This is awesome – I am beginning to love Canada! This lovely review appeared in Food in Canada magazine (full page here).
Synopsis: From the four corners of the world, “Kool Kosher Kitchen” is a unique compendium of recipes showcasing an international fusion cuisine the kosher way!
Now even the most novice of kitchen chefs can cook Indian, cook Italian, cook Chinese and Japanese, or cook traditional Jewish; make it vegetarian, pescatarean, or vegan, make it festive and nutritious, always easy to make and delicious, for holiday and every day, but above all, have fun in the kitchen and make the kitchen a fun place to be!
With running commentaries that are illustrated with occasional black-and-white photography, the recipes comprising this uncommon and singular collection range from Spring Rolls in Summer; Colorful Lentil Soup; Fried Flounder in Seasoned Corn Meal; and Baked Chicken Rosemary; to Meatloaf with Surprise; Shepherd Pie Light; Brownie on a Date; and One-Minute Chocolate Cake.
Critique: “Kool Kosher Kitchen: Collection of Recipes” is certain to be an immediate and enduringly popular addition to family, personal, professional, and community library Ethnic Cookbook culinary collections.

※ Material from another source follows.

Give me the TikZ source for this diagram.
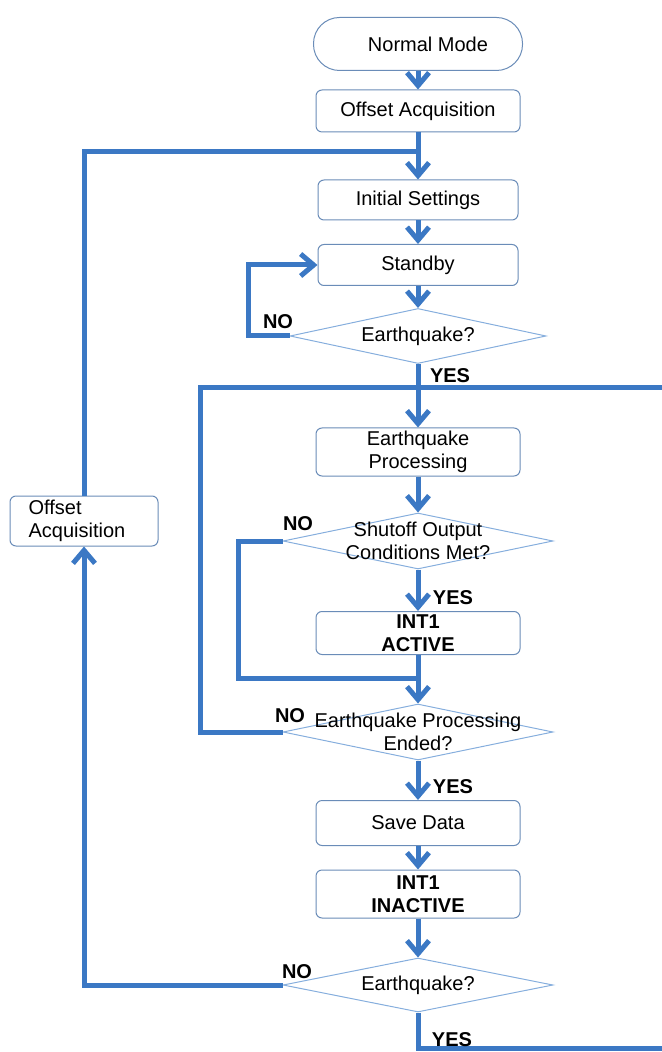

The recipes are easy-to-follow, utterly delectable, and highly recommended!
On the same day, another review poped up in Midwest Book Review (see here).
I can’t leave you, Beautiful People, with all this bragging but without a recipe, so here is a very quick, albeit utterly delicious and highly symbolic one. Olive trees withstand all kinds of misfortune – including fire! – and only grow stronger and more impressive in their picturesque grandeur. There are olive trees in Israel that are more than 2000 years old (http://www.aish.com). It’s not for nothing that the state of Israel has chosen olive leaves – the symbol of peace, as part of its national emblem. A less known, but unique feature of an olive tree is that for each fruit it grows two flowers, as opposed to the usual one for one. It has been suggested that it represents the idea of combining physical and spiritual strength, necessary to bear fruit. The olive tree is a quintessential survivor, and at the end, after long struggle, it offers sweet and nourishing taste.

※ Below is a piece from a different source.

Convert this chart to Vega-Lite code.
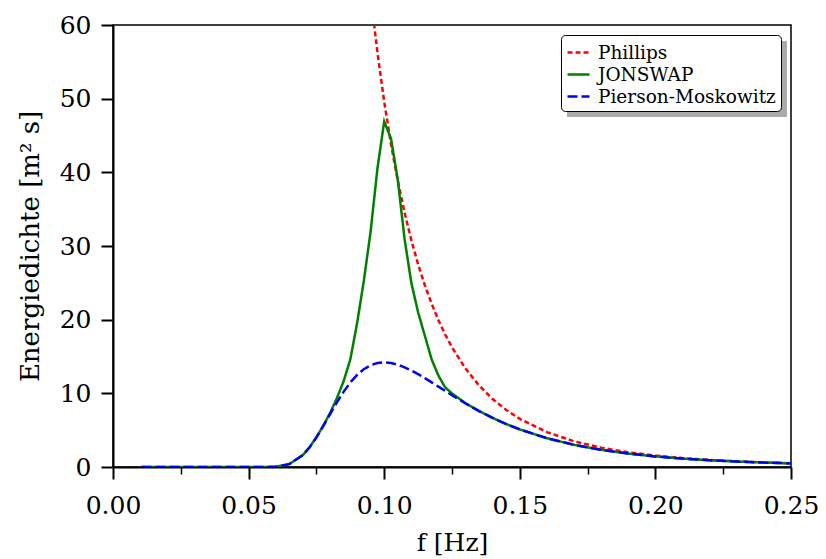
{
  "$schema": "https://vega.github.io/schema/vega-lite/v6.json",
  "width": 678,
  "height": 442,
  "autosize": {"type": "none"},
  "padding": {"left": 113, "top": 25, "right": 35, "bottom": 92},
  "background": "white",
  "config": {
    "font": "DejaVu Serif",
    "view": {"stroke": "black", "strokeWidth": 1.5},
    "axis": {
      "grid": false,
      "domainColor": "black",
      "domainWidth": 2,
      "tickColor": "black",
      "labelColor": "black",
      "titleColor": "black",
      "labelFont": "DejaVu Serif",
      "titleFont": "DejaVu Serif",
      "labelFontSize": 25,
      "titleFontSize": 25,
      "titleFontWeight": "normal",
      "labelFlush": false,
      "labelOverlap": false
    }
  },
  "layer": [
    {
      "data": {
        "values": [
          {"series": "Phillips", "f": 0.09, "S": 84.0},
          {"series": "Phillips", "f": 0.0925, "S": 73.24},
          {"series": "Phillips", "f": 0.095, "S": 64.1},
          {"series": "Phillips", "f": 0.0975, "S": 56.29},
          {"series": "Phillips", "f": 0.1, "S": 49.6},
          {"series": "Phillips", "f": 0.1025, "S": 43.84},
          {"series": "Phillips", "f": 0.105, "S": 38.86},
          {"series": "Phillips", "f": 0.1075, "S": 34.55},
          {"series": "Phillips", "f": 0.11, "S": 30.8},
          {"series": "Phillips", "f": 0.1125, "S": 27.52},
          {"series": "Phillips", "f": 0.115, "S": 24.66},
          {"series": "Phillips", "f": 0.1175, "S": 22.15},
          {"series": "Phillips", "f": 0.12, "S": 19.93},
          {"series": "Phillips", "f": 0.1225, "S": 17.98},
          {"series": "Phillips", "f": 0.125, "S": 16.25},
          {"series": "Phillips", "f": 0.13, "S": 13.36},
          {"series": "Phillips", "f": 0.135, "S": 11.06},
          {"series": "Phillips", "f": 0.14, "S": 9.22},
          {"series": "Phillips", "f": 0.145, "S": 7.74},
          {"series": "Phillips", "f": 0.15, "S": 6.53},
          {"series": "Phillips", "f": 0.16, "S": 4.73},
          {"series": "Phillips", "f": 0.17, "S": 3.49},
          {"series": "Phillips", "f": 0.18, "S": 2.62},
          {"series": "Phillips", "f": 0.19, "S": 2.0},
          {"series": "Phillips", "f": 0.2, "S": 1.55},
          {"series": "Phillips", "f": 0.21, "S": 1.21},
          {"series": "Phillips", "f": 0.22, "S": 0.96},
          {"series": "Phillips", "f": 0.23, "S": 0.77},
          {"series": "Phillips", "f": 0.24, "S": 0.62},
          {"series": "Phillips", "f": 0.25, "S": 0.51},

          {"series": "JONSWAP", "f": 0.0105, "S": 0},
          {"series": "JONSWAP", "f": 0.015, "S": 0},
          {"series": "JONSWAP", "f": 0.02, "S": 0},
          {"series": "JONSWAP", "f": 0.025, "S": 0},
          {"series": "JONSWAP", "f": 0.03, "S": 0},
          {"series": "JONSWAP", "f": 0.035, "S": 0},
          {"series": "JONSWAP", "f": 0.04, "S": 0},
          {"series": "JONSWAP", "f": 0.045, "S": 0},
          {"series": "JONSWAP", "f": 0.05, "S": 0},
          {"series": "JONSWAP", "f": 0.055, "S": 0.001},
          {"series": "JONSWAP", "f": 0.06, "S": 0.041},
          {"series": "JONSWAP", "f": 0.065, "S": 0.389},
          {"series": "JONSWAP", "f": 0.07, "S": 1.618},
          {"series": "JONSWAP", "f": 0.0725, "S": 2.686},
          {"series": "JONSWAP", "f": 0.075, "S": 4.03},
          {"series": "JONSWAP", "f": 0.0775, "S": 5.586},
          {"series": "JONSWAP", "f": 0.08, "S": 7.302},
          {"series": "JONSWAP", "f": 0.0825, "S": 9.3},
          {"series": "JONSWAP", "f": 0.085, "S": 11.6},
          {"series": "JONSWAP", "f": 0.0875, "S": 14.6},
          {"series": "JONSWAP", "f": 0.09, "S": 19.5},
          {"series": "JONSWAP", "f": 0.0925, "S": 25.3},
          {"series": "JONSWAP", "f": 0.095, "S": 32.0},
          {"series": "JONSWAP", "f": 0.0975, "S": 40.5},
          {"series": "JONSWAP", "f": 0.1, "S": 46.9},
          {"series": "JONSWAP", "f": 0.1025, "S": 44.6},
          {"series": "JONSWAP", "f": 0.105, "S": 39.0},
          {"series": "JONSWAP", "f": 0.1075, "S": 31.0},
          {"series": "JONSWAP", "f": 0.11, "S": 25.0},
          {"series": "JONSWAP", "f": 0.1125, "S": 21.0},
          {"series": "JONSWAP", "f": 0.115, "S": 17.8},
          {"series": "JONSWAP", "f": 0.1175, "S": 14.6},
          {"series": "JONSWAP", "f": 0.12, "S": 12.4},
          {"series": "JONSWAP", "f": 0.1225, "S": 10.8},
          {"series": "JONSWAP", "f": 0.125, "S": 9.99},
          {"series": "JONSWAP", "f": 0.13, "S": 8.664},
          {"series": "JONSWAP", "f": 0.135, "S": 7.597},
          {"series": "JONSWAP", "f": 0.14, "S": 6.661},
          {"series": "JONSWAP", "f": 0.145, "S": 5.832},
          {"series": "JONSWAP", "f": 0.15, "S": 5.103},
          {"series": "JONSWAP", "f": 0.16, "S": 3.909},
          {"series": "JONSWAP", "f": 0.17, "S": 3.008},
          {"series": "JONSWAP", "f": 0.18, "S": 2.33},
          {"series": "JONSWAP", "f": 0.19, "S": 1.82},
          {"series": "JONSWAP", "f": 0.2, "S": 1.434},
          {"series": "JONSWAP", "f": 0.21, "S": 1.139},
          {"series": "JONSWAP", "f": 0.22, "S": 0.912},
          {"series": "JONSWAP", "f": 0.23, "S": 0.737},
          {"series": "JONSWAP", "f": 0.24, "S": 0.6},
          {"series": "JONSWAP", "f": 0.25, "S": 0.492},

          {"series": "Pierson-Moskowitz", "f": 0.0105, "S": 0},
          {"series": "Pierson-Moskowitz", "f": 0.015, "S": 0},
          {"series": "Pierson-Moskowitz", "f": 0.02, "S": 0},
          {"series": "Pierson-Moskowitz", "f": 0.025, "S": 0},
          {"series": "Pierson-Moskowitz", "f": 0.03, "S": 0},
          {"series": "Pierson-Moskowitz", "f": 0.035, "S": 0},
          {"series": "Pierson-Moskowitz", "f": 0.04, "S": 0},
          {"series": "Pierson-Moskowitz", "f": 0.045, "S": 0},
          {"series": "Pierson-Moskowitz", "f": 0.05, "S": 0},
          {"series": "Pierson-Moskowitz", "f": 0.055, "S": 0.001},
          {"series": "Pierson-Moskowitz", "f": 0.06, "S": 0.041},
          {"series": "Pierson-Moskowitz", "f": 0.065, "S": 0.389},
          {"series": "Pierson-Moskowitz", "f": 0.07, "S": 1.618},
          {"series": "Pierson-Moskowitz", "f": 0.0725, "S": 2.685},
          {"series": "Pierson-Moskowitz", "f": 0.075, "S": 4.022},
          {"series": "Pierson-Moskowitz", "f": 0.0775, "S": 5.548},
          {"series": "Pierson-Moskowitz", "f": 0.08, "S": 7.156},
          {"series": "Pierson-Moskowitz", "f": 0.0825, "S": 8.737},
          {"series": "Pierson-Moskowitz", "f": 0.085, "S": 10.196},
          {"series": "Pierson-Moskowitz", "f": 0.0875, "S": 11.464},
          {"series": "Pierson-Moskowitz", "f": 0.09, "S": 12.499},
          {"series": "Pierson-Moskowitz", "f": 0.0925, "S": 13.281},
          {"series": "Pierson-Moskowitz", "f": 0.095, "S": 13.815},
          {"series": "Pierson-Moskowitz", "f": 0.0975, "S": 14.117},
          {"series": "Pierson-Moskowitz", "f": 0.1, "S": 14.211},
          {"series": "Pierson-Moskowitz", "f": 0.1025, "S": 14.127},
          {"series": "Pierson-Moskowitz", "f": 0.105, "S": 13.897},
          {"series": "Pierson-Moskowitz", "f": 0.1075, "S": 13.52},
          {"series": "Pierson-Moskowitz", "f": 0.11, "S": 13.114},
          {"series": "Pierson-Moskowitz", "f": 0.1125, "S": 12.613},
          {"series": "Pierson-Moskowitz", "f": 0.115, "S": 12.067},
          {"series": "Pierson-Moskowitz", "f": 0.1175, "S": 11.494},
          {"series": "Pierson-Moskowitz", "f": 0.12, "S": 10.909},
          {"series": "Pierson-Moskowitz", "f": 0.1225, "S": 10.321},
          {"series": "Pierson-Moskowitz", "f": 0.125, "S": 9.74},
          {"series": "Pierson-Moskowitz", "f": 0.13, "S": 8.624},
          {"series": "Pierson-Moskowitz", "f": 0.135, "S": 7.592},
          {"series": "Pierson-Moskowitz", "f": 0.14, "S": 6.661},
          {"series": "Pierson-Moskowitz", "f": 0.145, "S": 5.832},
          {"series": "Pierson-Moskowitz", "f": 0.15, "S": 5.103},
          {"series": "Pierson-Moskowitz", "f": 0.16, "S": 3.909},
          {"series": "Pierson-Moskowitz", "f": 0.17, "S": 3.008},
          {"series": "Pierson-Moskowitz", "f": 0.18, "S": 2.33},
          {"series": "Pierson-Moskowitz", "f": 0.19, "S": 1.82},
          {"series": "Pierson-Moskowitz", "f": 0.2, "S": 1.434},
          {"series": "Pierson-Moskowitz", "f": 0.21, "S": 1.139},
          {"series": "Pierson-Moskowitz", "f": 0.22, "S": 0.912},
          {"series": "Pierson-Moskowitz", "f": 0.23, "S": 0.737},
          {"series": "Pierson-Moskowitz", "f": 0.24, "S": 0.6},
          {"series": "Pierson-Moskowitz", "f": 0.25, "S": 0.492}
        ]
      },
      "mark": {"type": "line", "strokeWidth": 2.5, "clip": true},
      "encoding": {
        "x": {
          "field": "f",
          "type": "quantitative",
          "scale": {"domain": [0, 0.25], "nice": false, "zero": false},
          "axis": {
            "values": [0, 0.025, 0.05, 0.075, 0.1, 0.125, 0.15, 0.175, 0.2, 0.225, 0.25],
            "labelExpr": "round(datum.value*1000) % 50 === 0 ? format(datum.value, '.2f') : ''",
            "tickSize": {"condition": {"test": "round(datum.value*1000) % 50 === 0", "value": 12}, "value": 7},
            "tickWidth": {"condition": {"test": "round(datum.value*1000) % 50 === 0", "value": 2}, "value": 1.5},
            "labelPadding": 14,
            "title": "f [Hz]",
            "titlePadding": 12
          }
        },
        "y": {
          "field": "S",
          "type": "quantitative",
          "scale": {"domain": [0, 60], "nice": false},
          "axis": {
            "values": [0, 5, 10, 15, 20, 25, 30, 35, 40, 45, 50, 55, 60],
            "labelExpr": "datum.value % 10 === 0 ? format(datum.value, 'd') : ''",
            "tickSize": {"condition": {"test": "datum.value % 10 === 0", "value": 12}, "value": 7},
            "tickWidth": {"condition": {"test": "datum.value % 10 === 0", "value": 2}, "value": 1.5},
            "labelPadding": 10,
            "title": "Energiedichte [m²  s]",
            "titleFontSize": 26,
            "titlePadding": 16
          }
        },
        "color": {
          "field": "series",
          "type": "nominal",
          "sort": null,
          "scale": {"domain": ["Phillips", "JONSWAP", "Pierson-Moskowitz"], "range": ["#ff0000", "#008000", "#0000ff"]},
          "legend": {
            "orient": "none",
            "legendX": 448,
            "legendY": 10,
            "title": null,
            "fillColor": "white",
            "strokeColor": "black",
            "cornerRadius": 4,
            "padding": 5,
            "labelFont": "DejaVu Serif",
            "labelFontSize": 18.5,
            "labelColor": "black",
            "labelLimit": 0,
            "symbolType": "stroke",
            "symbolSize": 484,
            "symbolStrokeWidth": 2.5,
            "rowPadding": 0,
            "labelOffset": 7,
            "zindex": 2
          }
        },
        "strokeDash": {
          "field": "series",
          "type": "nominal",
          "sort": null,
          "scale": {"domain": ["Phillips", "JONSWAP", "Pierson-Moskowitz"], "range": [[5, 3], [1, 0], [10, 4]]}
        }
      }
    },
    {
      "data": {"values": [{"v": 0}, {"v": 1}]},
      "mark": {"type": "point", "opacity": 0},
      "encoding": {
        "x": {"datum": 0.2},
        "y": {"datum": 30},
        "fill": {
          "field": "v",
          "type": "quantitative",
          "scale": {"domain": [0, 1], "range": ["#aaaaaa", "#aaaaaa"]},
          "legend": {
            "orient": "none",
            "legendX": 454,
            "legendY": 16,
            "title": null,
            "direction": "vertical",
            "gradientLength": 76,
            "gradientThickness": 220,
            "gradientStrokeColor": "#aaaaaa",
            "gradientStrokeWidth": 0,
            "padding": 0,
            "labelExpr": "''",
            "labelOffset": 0,
            "zindex": 1
          }
        }
      }
    }
  ]
}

I use Manzanilla olives, small green ones stuffed with Pimiento pepper bits, which lends a hint of complexity and spice. I also add capers, fresh cilantro, garlic, lemon juice, olive oil (I know, it’s funny, adding olive oil to olives, but these are brined, so there isn’t much oil left), and freshly ground black pepper. The rest is a matter of blitzing it in your trusty food processor of blender to desired consistency, creamy or chunky.
This is what comes out in a couple of minutes, and it’s a perfect dip or spread, with pita, chips, raw or grilled veggies, fish, and even grilled tofu.
1 cup Manzanilla
1/4 cup capers
1/4 cup lemon juice
1/4 cup olive oil
3 – 4 garlic cloves
A generous handful of fresh cilantro, if desired
Freshly ground black pepper to taste
Place all ingredients into food processor or blender, pulse until desired consistency.